Then in 2021, Copper ran into price resistance at its former 2011 highs, moving sideways for most of the year.

The question we were asking then was will Copper consolidate sideways for a while – digest its huge gains and then breakout to its next leg higher confirming the global growth trade? 

Or will Copper turn back at the 2011 highs, signaling a slowdown for growth stocks?

We already witnessed the most growthy sectors (Tech, Communications, and Consumer Discretionaries) roll over in Q4 2021. 

Since then, these three sectors have gotten crushed under the weight of massive sell-offs from investors bracing for higher rates and a potential recession.
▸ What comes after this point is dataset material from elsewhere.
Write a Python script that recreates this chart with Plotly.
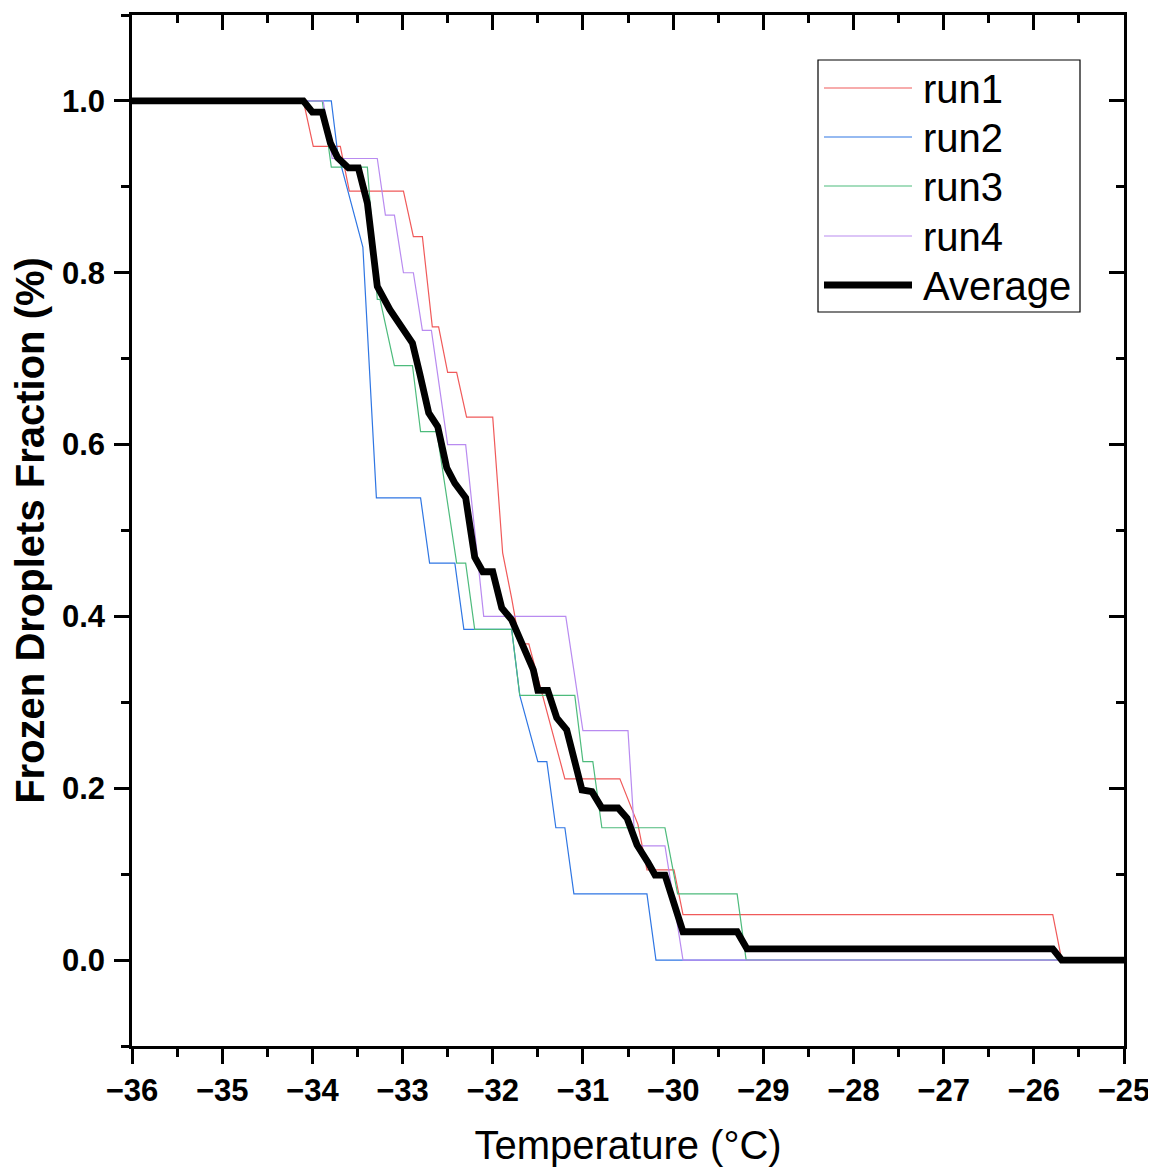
import plotly.graph_objects as go

# ---------------- data ----------------
series_names = ["run1", "run2", "run3", "run4", "Average"]

run1_x = [-36, -34.10, -33.99, -33.69, -33.59, -32.99, -32.88, -32.78, -32.67, -32.60, -32.50,
          -32.40, -32.29, -32.00, -31.89, -31.79, -31.70, -31.60, -31.20, -30.59, -30.39,
          -30.29, -29.99, -29.89, -25.79, -25.69, -25]
run1_y = [1.0, 1.0, 0.947, 0.947, 0.895, 0.895, 0.842, 0.842, 0.737, 0.737, 0.684,
          0.684, 0.632, 0.632, 0.474, 0.421, 0.368, 0.368, 0.211, 0.211, 0.158,
          0.105, 0.105, 0.053, 0.053, 0.0, 0.0]

run2_x = [-36, -33.79, -33.72, -33.44, -33.29, -32.80, -32.70, -32.42, -32.32, -31.79, -31.70,
          -31.50, -31.40, -31.30, -31.20, -31.10, -30.29, -30.19, -25]
run2_y = [1.0, 1.0, 0.940, 0.830, 0.538, 0.538, 0.462, 0.462, 0.385, 0.385, 0.308,
          0.231, 0.231, 0.154, 0.154, 0.077, 0.077, 0.0, 0.0]

run3_x = [-36, -33.89, -33.79, -33.39, -33.28, -33.25, -33.09, -32.89, -32.80, -32.62, -32.40,
          -32.30, -32.20, -31.79, -31.70, -31.09, -31.00, -30.89, -30.79, -30.09, -29.95,
          -29.29, -29.19, -25]
run3_y = [1.0, 1.0, 0.923, 0.923, 0.769, 0.769, 0.692, 0.692, 0.615, 0.615, 0.462,
          0.462, 0.385, 0.385, 0.308, 0.308, 0.231, 0.231, 0.154, 0.154, 0.077,
          0.077, 0.0, 0.0]

run4_x = [-36, -33.88, -33.78, -33.28, -33.19, -33.09, -32.99, -32.88, -32.78, -32.68, -32.50,
          -32.30, -32.10, -31.19, -31.00, -30.50, -30.42, -30.09, -29.89, -25]
run4_y = [1.0, 1.0, 0.933, 0.933, 0.867, 0.867, 0.800, 0.800, 0.733, 0.733, 0.600,
          0.600, 0.400, 0.400, 0.267, 0.267, 0.133, 0.133, 0.0, 0.0]

avg_x = [-36, -34.10, -34.00, -33.89, -33.80, -33.72, -33.60, -33.49, -33.39, -33.28, -33.14,
         -33.03, -32.89, -32.81, -32.71, -32.61, -32.51, -32.42, -32.30, -32.20, -32.11,
         -32.00, -31.90, -31.79, -31.68, -31.55, -31.50, -31.39, -31.29, -31.18, -31.01,
         -30.90, -30.79, -30.61, -30.51, -30.40, -30.28, -30.20, -30.09, -29.89, -29.29,
         -29.18, -25.79, -25.69, -25]
avg_y = [1.0, 1.0, 0.987, 0.987, 0.951, 0.934, 0.922, 0.922, 0.881, 0.784, 0.757,
         0.739, 0.718, 0.683, 0.637, 0.621, 0.573, 0.555, 0.538, 0.469, 0.452,
         0.452, 0.410, 0.396, 0.369, 0.338, 0.314, 0.314, 0.282, 0.268, 0.198,
         0.196, 0.177, 0.177, 0.165, 0.134, 0.114, 0.099, 0.099, 0.033, 0.033,
         0.013, 0.013, 0.0, 0.0]

x_ticks = [-36, -35, -34, -33, -32, -31, -30, -29, -28, -27, -26, -25]
y_ticks = [0.0, 0.2, 0.4, 0.6, 0.8, 1.0]

# ---------------- style ----------------
colors = ["#F05A5A", "#2F76E3", "#4DBB7C", "#B98BF0", "#000000"]
widths = [1.2, 1.2, 1.2, 1.2, 6.8]
xs = [run1_x, run2_x, run3_x, run4_x, avg_x]
ys = [run1_y, run2_y, run3_y, run4_y, avg_y]

FONT = "Liberation Sans, Arial, sans-serif"

fig = go.Figure()
for name, x, y, c, w in zip(series_names, xs, ys, colors, widths):
    fig.add_trace(go.Scatter(x=x, y=y, mode="lines", name=name,
                             line=dict(color=c, width=w, shape="linear"),
                             showlegend=False))

axis_common = dict(showline=True, linecolor="black", linewidth=2.5,
                   showgrid=False, zeroline=False, automargin=False)

# the page body adds an 8px margin, so the figure is 8px smaller and shifted
fig.update_layout(
    width=1148, height=1159,
    margin=dict(l=124, r=32, t=7, b=121),
    paper_bgcolor="white", plot_bgcolor="white",
    showlegend=False,
    xaxis=dict(range=[-36, -25], tickvals=x_ticks, ticks="outside", ticklen=15,
               tickwidth=2.5, tickcolor="black",
               minor=dict(dtick=0.5, tick0=-36, ticks="outside", ticklen=8,
                          tickwidth=2.5, tickcolor="black"),
               tickfont=dict(family=FONT, size=31, color="black", weight="bold"),
               title=dict(text="Temperature (°C)", standoff=25,
                          font=dict(family=FONT, size=40, color="black")),
               **axis_common),
    yaxis=dict(range=[-0.1, 1.1], tickvals=y_ticks, tickformat=".1f", ticks="outside",
               ticklen=15, tickwidth=2.5, tickcolor="black", ticklabelstandoff=3,
               minor=dict(dtick=0.1, tick0=0, ticks="outside", ticklen=8,
                          tickwidth=2.5, tickcolor="black"),
               tickfont=dict(family=FONT, size=31, color="black", weight="bold"),
               title=dict(text="Frozen Droplets Fraction (%)", standoff=10,
                          font=dict(family=FONT, size=40, color="black", weight="bold")),
               **axis_common),
    xaxis2=dict(range=[-36, -25], overlaying="x", side="top", anchor="y",
                tickvals=x_ticks, ticks="inside", ticklen=15, tickwidth=2.5,
                tickcolor="black", showticklabels=False,
                minor=dict(dtick=0.5, tick0=-36, ticks="inside", ticklen=8,
                           tickwidth=2.5, tickcolor="black"),
                **axis_common),
    yaxis2=dict(range=[-0.1, 1.1], overlaying="y", side="right", anchor="x",
                tickvals=y_ticks, ticks="inside", ticklen=15, tickwidth=2.5,
                tickcolor="black", showticklabels=False,
                minor=dict(dtick=0.1, tick0=0, ticks="inside", ticklen=8,
                           tickwidth=2.5, tickcolor="black"),
                **axis_common),
)

# anchor the mirrored axes with an empty trace
fig.add_trace(go.Scatter(x=[], y=[], xaxis="x2", yaxis="y2", showlegend=False,
                         hoverinfo="skip"))

# ---------------- legend (drawn manually to match long sample lines) ----------------
W, H = 992.0, 1031.0
def px_x(p):
    return (p - 132) / W
def px_y(p):
    return (1046 - p) / H

fig.add_shape(type="rect", xref="paper", yref="paper",
              x0=px_x(818), x1=px_x(1080), y0=px_y(312), y1=px_y(60),
              line=dict(color="black", width=1.2), fillcolor="white", layer="above")
row_y = [88, 137, 186, 236, 285]
for name, c, w, ry in zip(series_names, colors, widths, row_y):
    fig.add_shape(type="line", xref="paper", yref="paper",
                  x0=px_x(824), x1=px_x(912), y0=px_y(ry), y1=px_y(ry),
                  line=dict(color=c, width=w), layer="above")
    fig.add_annotation(xref="paper", yref="paper", x=px_x(921), y=px_y(ry + 1),
                       xanchor="left", yanchor="middle", showarrow=False,
                       text=name, font=dict(family=FONT, size=40, color="black"))

fig.write_html("out.html")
And now Copper is rolling over after a year-long topping pattern.

We’ve been looking at 4.00 as an important area of support, marking the 2021 lows. 

In order for the Bull case to have any merit, Copper had to bounce off support and move higher, helping to confirm the narrative for renewed growth.

So far, the Bulls didn’t get what they needed. In fact, Copper sliced right through former support on its way to a new 52-week low.

With ongoing weakness in Copper, the future for global growth and our long-held narrative for a commodity supercycle is in serious doubt.

Copper rolling over to fresh 52-week lows casts further doubts about the rate of inflation and, more importantly, the prospects for economic growth.

This is a 1-2 punch for cyclical assets.

The fresh lows on these charts have broad implications for the entire Commodity space as well as cyclical stocks. We’re already seeing it.

We’re beginning to see Energy and natural resource stocks come under increased selling pressure.

And many of the sideways consolidations across the commodity space are resolving lower – much like Copper.

For now, the path of least resistance is lower for many of these former leaders in the Energy and Commodity space. 

Now is not the time to be greedy – now is the time for patience and proper position sizing… 

Until next time, invest wisely…

P.S. To learn more about Rowe Wealth can help you weather the current turbulent markets, you can schedule a free 1-hour consultation here.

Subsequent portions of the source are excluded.